ちょっとあっさりとした感じですが、一般に、自分のアクションによって状態が変化していくゲーム系の問題では、状態価値関数、つまり、「今の状態 s 以降に追加できる合計得点 dp[s]」を利用するのが定番のテクニックになります。

おまけ(より一般的な状態価値関数の定義)

ここでは、「自分の手番の状態 s において、これ以降に追加で取得できる得点の合計」を状態価値関数と定義しましたが、より一般には、

・自分の手番の状態 s において、これ以降に追加で取得できる得点の合計の最大値

が状態価値関数の定義となります。最後の「最大値」という言葉がミソです。この問題では「最善の手」を選択すると言う前提がありましたが、この定義であれば「最善の手」という概念を使う必要がありません。次に取る手によって、この後に取得できる合計得点はいろいろ変わりますが、その中でも最大の値を採用するという考え方です。

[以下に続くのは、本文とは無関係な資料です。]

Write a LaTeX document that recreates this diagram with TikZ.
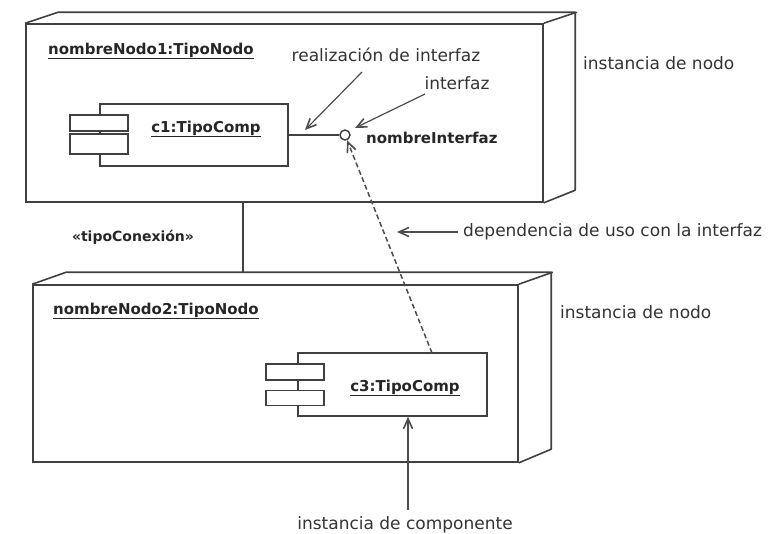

上記で説明した太郎君の立場での dp[i][i+1] の計算は、ちょうどこの定義に当てはまっています。二種類の手のそれぞれで計算して、それらの max を取っていますよね。(太郎君と次郎君で立場が変わりますが、次郎君からは、-dp[ ][ ] が状態価値関数と考えれば辻褄があります。)

もう一つおまけ(区間DPについて)

この問題では、ゲームが進むにつれて数列の幅が減っていくので、A[i] 〜 A[j] という特定の範囲の結果を dp[i][j] として、「範囲の幅」を増やしていく方向に遷移させていきました。このような方法を一般に「区間DP」と呼びます。(個人的には「幅DP」と呼んでいます。)

「一列にならんだ何かを処理する系」の問題で、うまく利用できることが時々あるので、こういう手法があるんだー、という事をちょっと覚えておくとよいでしょう。